Items from a dataset

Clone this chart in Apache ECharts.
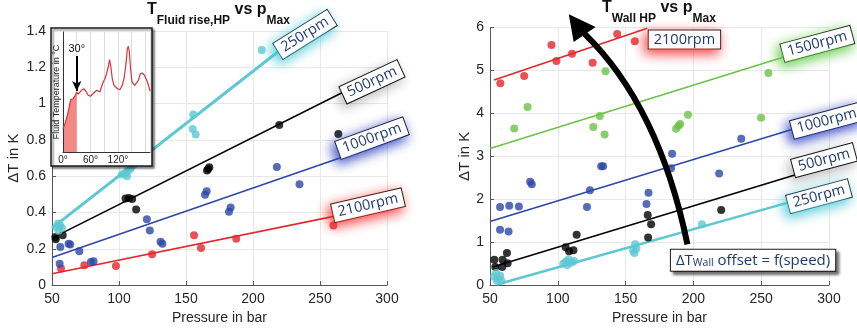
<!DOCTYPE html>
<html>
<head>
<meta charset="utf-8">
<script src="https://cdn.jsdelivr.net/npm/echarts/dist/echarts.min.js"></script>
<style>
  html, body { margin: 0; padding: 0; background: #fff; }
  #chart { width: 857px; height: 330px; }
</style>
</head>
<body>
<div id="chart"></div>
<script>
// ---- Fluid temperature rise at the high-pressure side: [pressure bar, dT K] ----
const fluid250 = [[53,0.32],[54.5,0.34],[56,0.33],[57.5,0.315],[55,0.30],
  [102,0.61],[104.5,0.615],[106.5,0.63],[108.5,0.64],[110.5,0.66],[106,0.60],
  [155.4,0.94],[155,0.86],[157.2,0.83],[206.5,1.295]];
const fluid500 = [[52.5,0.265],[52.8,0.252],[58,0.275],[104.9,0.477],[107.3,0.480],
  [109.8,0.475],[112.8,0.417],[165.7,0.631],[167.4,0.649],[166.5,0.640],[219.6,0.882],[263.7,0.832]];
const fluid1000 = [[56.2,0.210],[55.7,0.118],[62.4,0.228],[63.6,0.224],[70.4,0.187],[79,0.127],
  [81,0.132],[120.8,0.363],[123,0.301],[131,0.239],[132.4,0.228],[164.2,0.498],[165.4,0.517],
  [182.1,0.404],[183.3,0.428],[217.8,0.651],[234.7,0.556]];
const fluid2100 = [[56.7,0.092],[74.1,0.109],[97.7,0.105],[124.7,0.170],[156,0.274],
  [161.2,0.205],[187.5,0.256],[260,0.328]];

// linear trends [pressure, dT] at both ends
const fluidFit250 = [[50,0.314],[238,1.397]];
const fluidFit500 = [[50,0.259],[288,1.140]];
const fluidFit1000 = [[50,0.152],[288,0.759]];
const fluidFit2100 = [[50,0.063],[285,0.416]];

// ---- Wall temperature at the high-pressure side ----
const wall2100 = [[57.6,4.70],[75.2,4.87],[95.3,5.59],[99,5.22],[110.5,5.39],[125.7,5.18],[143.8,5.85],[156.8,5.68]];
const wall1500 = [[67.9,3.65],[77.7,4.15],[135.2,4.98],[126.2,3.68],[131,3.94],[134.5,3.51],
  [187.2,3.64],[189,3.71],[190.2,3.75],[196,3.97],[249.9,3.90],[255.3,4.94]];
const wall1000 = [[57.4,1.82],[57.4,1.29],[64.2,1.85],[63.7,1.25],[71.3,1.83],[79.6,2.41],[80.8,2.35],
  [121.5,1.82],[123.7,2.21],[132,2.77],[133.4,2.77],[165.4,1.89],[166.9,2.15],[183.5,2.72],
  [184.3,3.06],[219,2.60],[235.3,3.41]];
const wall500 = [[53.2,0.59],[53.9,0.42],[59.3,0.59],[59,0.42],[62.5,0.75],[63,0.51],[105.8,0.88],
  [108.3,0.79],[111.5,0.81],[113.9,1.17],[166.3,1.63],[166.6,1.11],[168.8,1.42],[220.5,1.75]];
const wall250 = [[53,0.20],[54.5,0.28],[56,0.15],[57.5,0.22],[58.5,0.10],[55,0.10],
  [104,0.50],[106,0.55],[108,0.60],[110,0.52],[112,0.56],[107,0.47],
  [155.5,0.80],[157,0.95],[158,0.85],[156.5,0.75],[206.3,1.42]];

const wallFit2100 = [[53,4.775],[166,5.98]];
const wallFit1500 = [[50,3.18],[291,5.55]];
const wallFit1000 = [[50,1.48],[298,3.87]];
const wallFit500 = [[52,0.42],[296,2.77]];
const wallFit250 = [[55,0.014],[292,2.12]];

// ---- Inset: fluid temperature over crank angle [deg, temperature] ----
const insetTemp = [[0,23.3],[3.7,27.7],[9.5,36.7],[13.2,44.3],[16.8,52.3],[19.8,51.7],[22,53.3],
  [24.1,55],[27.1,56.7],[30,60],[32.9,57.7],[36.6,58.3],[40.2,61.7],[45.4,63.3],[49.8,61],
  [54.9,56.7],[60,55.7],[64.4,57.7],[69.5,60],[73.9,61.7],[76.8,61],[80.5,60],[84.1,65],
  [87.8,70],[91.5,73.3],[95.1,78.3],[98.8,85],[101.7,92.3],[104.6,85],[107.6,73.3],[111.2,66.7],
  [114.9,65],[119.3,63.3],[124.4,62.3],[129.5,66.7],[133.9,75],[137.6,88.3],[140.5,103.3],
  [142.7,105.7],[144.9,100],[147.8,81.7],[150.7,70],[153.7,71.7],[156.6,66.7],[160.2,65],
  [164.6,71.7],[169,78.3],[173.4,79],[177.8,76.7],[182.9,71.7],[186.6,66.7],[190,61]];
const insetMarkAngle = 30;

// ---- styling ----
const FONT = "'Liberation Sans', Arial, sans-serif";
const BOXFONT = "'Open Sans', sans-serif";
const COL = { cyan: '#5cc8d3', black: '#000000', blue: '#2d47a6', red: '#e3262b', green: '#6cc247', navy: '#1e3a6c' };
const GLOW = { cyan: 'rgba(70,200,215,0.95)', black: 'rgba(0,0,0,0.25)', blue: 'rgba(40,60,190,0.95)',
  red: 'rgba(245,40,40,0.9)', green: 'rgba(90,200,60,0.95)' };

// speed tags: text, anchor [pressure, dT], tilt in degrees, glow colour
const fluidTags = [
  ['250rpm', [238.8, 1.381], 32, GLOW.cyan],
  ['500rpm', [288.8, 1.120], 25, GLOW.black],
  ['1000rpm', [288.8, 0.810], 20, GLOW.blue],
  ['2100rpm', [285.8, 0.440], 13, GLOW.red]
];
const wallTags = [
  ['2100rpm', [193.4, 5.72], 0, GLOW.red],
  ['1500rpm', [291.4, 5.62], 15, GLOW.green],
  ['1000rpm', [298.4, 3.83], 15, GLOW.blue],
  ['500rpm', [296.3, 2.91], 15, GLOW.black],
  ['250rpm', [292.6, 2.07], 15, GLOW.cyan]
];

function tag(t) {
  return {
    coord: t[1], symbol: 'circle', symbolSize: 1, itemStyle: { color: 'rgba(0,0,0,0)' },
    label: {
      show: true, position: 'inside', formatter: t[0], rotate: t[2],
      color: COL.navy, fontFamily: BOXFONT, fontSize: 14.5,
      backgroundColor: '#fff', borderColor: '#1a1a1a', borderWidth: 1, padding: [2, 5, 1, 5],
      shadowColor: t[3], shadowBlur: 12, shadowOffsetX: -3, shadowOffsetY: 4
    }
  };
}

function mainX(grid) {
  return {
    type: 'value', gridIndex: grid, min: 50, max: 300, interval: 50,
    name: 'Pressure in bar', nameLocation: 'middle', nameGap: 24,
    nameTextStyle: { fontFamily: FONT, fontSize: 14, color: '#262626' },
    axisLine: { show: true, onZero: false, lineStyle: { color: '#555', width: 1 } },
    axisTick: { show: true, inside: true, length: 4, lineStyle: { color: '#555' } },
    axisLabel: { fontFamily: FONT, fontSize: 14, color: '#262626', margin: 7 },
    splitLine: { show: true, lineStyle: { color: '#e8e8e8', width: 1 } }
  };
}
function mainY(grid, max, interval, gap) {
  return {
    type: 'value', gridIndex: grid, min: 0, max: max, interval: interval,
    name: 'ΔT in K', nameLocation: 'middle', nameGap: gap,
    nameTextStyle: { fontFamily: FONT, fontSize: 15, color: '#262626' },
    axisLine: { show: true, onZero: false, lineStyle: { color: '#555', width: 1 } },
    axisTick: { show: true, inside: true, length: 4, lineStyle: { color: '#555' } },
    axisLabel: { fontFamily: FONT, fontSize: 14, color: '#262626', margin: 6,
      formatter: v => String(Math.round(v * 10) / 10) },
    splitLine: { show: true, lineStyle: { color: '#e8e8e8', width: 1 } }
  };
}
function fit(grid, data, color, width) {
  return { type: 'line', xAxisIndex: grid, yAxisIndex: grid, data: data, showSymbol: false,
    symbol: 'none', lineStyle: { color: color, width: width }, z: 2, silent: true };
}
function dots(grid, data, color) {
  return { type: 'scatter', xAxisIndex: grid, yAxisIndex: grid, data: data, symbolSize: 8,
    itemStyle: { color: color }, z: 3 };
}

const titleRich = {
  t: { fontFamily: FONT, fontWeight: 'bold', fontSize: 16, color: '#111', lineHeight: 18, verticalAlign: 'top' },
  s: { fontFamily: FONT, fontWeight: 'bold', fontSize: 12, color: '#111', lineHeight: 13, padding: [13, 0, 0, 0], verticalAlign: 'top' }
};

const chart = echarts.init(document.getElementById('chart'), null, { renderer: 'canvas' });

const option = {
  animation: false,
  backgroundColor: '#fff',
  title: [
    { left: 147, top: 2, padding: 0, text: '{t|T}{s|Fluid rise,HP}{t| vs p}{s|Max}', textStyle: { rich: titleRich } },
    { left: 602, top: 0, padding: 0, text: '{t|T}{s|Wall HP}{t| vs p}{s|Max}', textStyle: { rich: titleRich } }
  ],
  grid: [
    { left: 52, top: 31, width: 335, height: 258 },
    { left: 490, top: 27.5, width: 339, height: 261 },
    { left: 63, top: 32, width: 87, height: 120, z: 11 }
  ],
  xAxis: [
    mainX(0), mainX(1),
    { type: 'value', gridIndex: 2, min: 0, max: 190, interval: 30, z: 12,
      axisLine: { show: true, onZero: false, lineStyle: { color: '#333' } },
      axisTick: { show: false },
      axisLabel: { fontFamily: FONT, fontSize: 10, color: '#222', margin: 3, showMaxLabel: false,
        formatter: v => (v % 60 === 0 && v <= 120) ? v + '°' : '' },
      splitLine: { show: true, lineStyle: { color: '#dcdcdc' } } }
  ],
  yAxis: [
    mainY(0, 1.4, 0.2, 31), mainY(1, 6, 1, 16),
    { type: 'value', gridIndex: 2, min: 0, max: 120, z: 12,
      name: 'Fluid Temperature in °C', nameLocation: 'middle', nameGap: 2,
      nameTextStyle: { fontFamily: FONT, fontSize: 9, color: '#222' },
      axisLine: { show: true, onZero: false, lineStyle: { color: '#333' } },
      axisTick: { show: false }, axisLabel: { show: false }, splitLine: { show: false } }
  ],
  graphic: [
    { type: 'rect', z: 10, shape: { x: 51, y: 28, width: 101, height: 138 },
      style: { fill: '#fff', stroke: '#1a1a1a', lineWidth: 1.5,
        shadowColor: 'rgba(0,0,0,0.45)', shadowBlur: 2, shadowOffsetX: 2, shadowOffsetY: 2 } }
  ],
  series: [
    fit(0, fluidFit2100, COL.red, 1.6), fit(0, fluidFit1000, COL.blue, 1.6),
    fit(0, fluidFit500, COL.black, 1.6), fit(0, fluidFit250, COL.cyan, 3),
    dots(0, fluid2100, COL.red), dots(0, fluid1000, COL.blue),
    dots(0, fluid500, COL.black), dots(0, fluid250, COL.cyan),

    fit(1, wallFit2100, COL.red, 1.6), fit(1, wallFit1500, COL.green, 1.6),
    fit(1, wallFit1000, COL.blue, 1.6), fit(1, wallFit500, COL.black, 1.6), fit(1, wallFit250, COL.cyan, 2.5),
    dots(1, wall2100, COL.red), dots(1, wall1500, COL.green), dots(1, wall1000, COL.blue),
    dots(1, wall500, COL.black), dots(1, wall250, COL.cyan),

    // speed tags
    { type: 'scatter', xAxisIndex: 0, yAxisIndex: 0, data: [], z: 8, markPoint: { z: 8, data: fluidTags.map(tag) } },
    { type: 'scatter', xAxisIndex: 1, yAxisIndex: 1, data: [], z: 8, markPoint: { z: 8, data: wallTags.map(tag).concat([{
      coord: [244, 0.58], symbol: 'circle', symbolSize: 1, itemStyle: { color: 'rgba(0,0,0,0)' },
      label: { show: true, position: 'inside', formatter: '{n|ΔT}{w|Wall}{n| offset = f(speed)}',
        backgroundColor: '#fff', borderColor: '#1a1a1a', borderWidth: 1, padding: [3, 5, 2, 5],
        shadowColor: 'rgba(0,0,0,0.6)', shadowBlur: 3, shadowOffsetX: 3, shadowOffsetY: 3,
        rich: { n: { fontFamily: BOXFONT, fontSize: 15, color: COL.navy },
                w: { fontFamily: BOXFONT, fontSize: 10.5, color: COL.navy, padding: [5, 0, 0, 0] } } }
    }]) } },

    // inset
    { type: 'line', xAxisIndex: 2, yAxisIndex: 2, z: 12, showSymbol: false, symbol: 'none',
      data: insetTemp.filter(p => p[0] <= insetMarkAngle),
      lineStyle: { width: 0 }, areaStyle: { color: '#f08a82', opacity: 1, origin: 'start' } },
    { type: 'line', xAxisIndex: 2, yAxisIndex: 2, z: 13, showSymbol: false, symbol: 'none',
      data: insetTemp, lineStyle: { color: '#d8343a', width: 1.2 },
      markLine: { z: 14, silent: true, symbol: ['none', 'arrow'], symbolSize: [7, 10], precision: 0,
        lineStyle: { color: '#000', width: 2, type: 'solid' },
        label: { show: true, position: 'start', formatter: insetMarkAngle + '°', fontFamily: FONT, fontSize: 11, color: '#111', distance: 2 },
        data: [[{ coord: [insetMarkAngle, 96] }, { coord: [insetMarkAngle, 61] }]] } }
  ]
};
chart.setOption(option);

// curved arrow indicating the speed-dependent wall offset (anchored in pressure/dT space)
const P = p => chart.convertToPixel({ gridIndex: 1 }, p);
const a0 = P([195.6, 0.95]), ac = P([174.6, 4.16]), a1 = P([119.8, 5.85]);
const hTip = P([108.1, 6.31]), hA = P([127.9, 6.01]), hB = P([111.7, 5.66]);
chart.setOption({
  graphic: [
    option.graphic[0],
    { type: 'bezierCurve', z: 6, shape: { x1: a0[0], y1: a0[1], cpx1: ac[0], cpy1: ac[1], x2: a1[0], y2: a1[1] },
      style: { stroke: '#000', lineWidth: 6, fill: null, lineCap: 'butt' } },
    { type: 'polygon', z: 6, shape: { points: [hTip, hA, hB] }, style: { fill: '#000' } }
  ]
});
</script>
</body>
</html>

--

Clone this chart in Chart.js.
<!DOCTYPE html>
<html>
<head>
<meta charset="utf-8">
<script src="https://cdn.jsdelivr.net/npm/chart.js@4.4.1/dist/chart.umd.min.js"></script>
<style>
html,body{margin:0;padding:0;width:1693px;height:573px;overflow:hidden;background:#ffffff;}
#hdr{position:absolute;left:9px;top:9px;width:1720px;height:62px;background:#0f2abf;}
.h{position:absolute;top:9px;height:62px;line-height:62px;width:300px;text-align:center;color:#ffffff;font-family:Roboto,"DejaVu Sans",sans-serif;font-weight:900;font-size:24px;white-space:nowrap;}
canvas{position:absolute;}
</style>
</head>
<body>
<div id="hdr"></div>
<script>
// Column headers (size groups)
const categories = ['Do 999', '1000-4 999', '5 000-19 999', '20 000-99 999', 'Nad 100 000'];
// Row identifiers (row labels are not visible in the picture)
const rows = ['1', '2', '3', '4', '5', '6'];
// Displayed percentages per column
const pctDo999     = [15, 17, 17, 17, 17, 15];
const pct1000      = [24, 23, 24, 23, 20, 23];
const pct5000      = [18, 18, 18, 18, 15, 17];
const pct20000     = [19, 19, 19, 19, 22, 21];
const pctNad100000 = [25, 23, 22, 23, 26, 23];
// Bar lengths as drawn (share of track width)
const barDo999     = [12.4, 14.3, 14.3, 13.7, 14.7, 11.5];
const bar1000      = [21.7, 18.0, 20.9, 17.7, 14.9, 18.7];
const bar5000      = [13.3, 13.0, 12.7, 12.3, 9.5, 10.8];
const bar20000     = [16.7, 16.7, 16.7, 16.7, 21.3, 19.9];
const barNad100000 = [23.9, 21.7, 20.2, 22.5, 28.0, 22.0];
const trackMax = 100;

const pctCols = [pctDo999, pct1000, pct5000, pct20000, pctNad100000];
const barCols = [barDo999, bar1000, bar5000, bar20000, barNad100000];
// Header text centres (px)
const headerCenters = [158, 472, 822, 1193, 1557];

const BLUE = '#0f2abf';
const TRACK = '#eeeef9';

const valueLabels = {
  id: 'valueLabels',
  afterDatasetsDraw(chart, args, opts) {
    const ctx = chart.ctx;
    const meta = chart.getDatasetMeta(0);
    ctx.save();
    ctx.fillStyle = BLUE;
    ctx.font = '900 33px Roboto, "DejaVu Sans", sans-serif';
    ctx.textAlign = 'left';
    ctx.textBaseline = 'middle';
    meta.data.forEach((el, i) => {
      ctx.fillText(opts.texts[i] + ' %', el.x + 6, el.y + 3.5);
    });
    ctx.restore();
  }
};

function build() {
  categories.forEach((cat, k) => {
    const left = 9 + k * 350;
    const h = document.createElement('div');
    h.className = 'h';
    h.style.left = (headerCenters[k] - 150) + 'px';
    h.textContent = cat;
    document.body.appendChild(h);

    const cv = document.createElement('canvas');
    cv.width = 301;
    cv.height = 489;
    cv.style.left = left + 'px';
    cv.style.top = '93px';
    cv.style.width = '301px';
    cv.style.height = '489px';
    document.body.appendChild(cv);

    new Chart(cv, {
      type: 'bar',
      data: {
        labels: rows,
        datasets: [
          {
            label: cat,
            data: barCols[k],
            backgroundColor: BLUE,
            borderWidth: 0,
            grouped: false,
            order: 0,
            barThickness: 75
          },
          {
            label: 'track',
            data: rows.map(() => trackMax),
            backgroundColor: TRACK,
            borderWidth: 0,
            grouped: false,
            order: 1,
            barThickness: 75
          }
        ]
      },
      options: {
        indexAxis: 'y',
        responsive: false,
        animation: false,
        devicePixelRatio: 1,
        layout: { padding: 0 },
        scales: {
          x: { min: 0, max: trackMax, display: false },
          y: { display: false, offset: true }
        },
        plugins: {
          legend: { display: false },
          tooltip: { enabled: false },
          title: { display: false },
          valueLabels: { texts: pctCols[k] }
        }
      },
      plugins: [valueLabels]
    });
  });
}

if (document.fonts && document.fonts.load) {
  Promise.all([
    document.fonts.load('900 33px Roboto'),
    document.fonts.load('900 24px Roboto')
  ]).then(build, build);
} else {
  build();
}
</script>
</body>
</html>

== WHAT IS EXPECTED ==
Exactly the lines from the one with "Clone this chart in Apache ECharts." through the one with "const fluidFit2100 = [[50,0.063],[285,0.416]];" are to be reproduced, and no pictures with them.

== EXERCISE ANSWER ==
Clone this chart in Apache ECharts.
<!DOCTYPE html>
<html>
<head>
<meta charset="utf-8">
<script src="https://cdn.jsdelivr.net/npm/echarts/dist/echarts.min.js"></script>
<style>
  html, body { margin: 0; padding: 0; background: #fff; }
  #chart { width: 857px; height: 330px; }
</style>
</head>
<body>
<div id="chart"></div>
<script>
// ---- Fluid temperature rise at the high-pressure side: [pressure bar, dT K] ----
const fluid250 = [[53,0.32],[54.5,0.34],[56,0.33],[57.5,0.315],[55,0.30],
  [102,0.61],[104.5,0.615],[106.5,0.63],[108.5,0.64],[110.5,0.66],[106,0.60],
  [155.4,0.94],[155,0.86],[157.2,0.83],[206.5,1.295]];
const fluid500 = [[52.5,0.265],[52.8,0.252],[58,0.275],[104.9,0.477],[107.3,0.480],
  [109.8,0.475],[112.8,0.417],[165.7,0.631],[167.4,0.649],[166.5,0.640],[219.6,0.882],[263.7,0.832]];
const fluid1000 = [[56.2,0.210],[55.7,0.118],[62.4,0.228],[63.6,0.224],[70.4,0.187],[79,0.127],
  [81,0.132],[120.8,0.363],[123,0.301],[131,0.239],[132.4,0.228],[164.2,0.498],[165.4,0.517],
  [182.1,0.404],[183.3,0.428],[217.8,0.651],[234.7,0.556]];
const fluid2100 = [[56.7,0.092],[74.1,0.109],[97.7,0.105],[124.7,0.170],[156,0.274],
  [161.2,0.205],[187.5,0.256],[260,0.328]];

// linear trends [pressure, dT] at both ends
const fluidFit250 = [[50,0.314],[238,1.397]];
const fluidFit500 = [[50,0.259],[288,1.140]];
const fluidFit1000 = [[50,0.152],[288,0.759]];
const fluidFit2100 = [[50,0.063],[285,0.416]];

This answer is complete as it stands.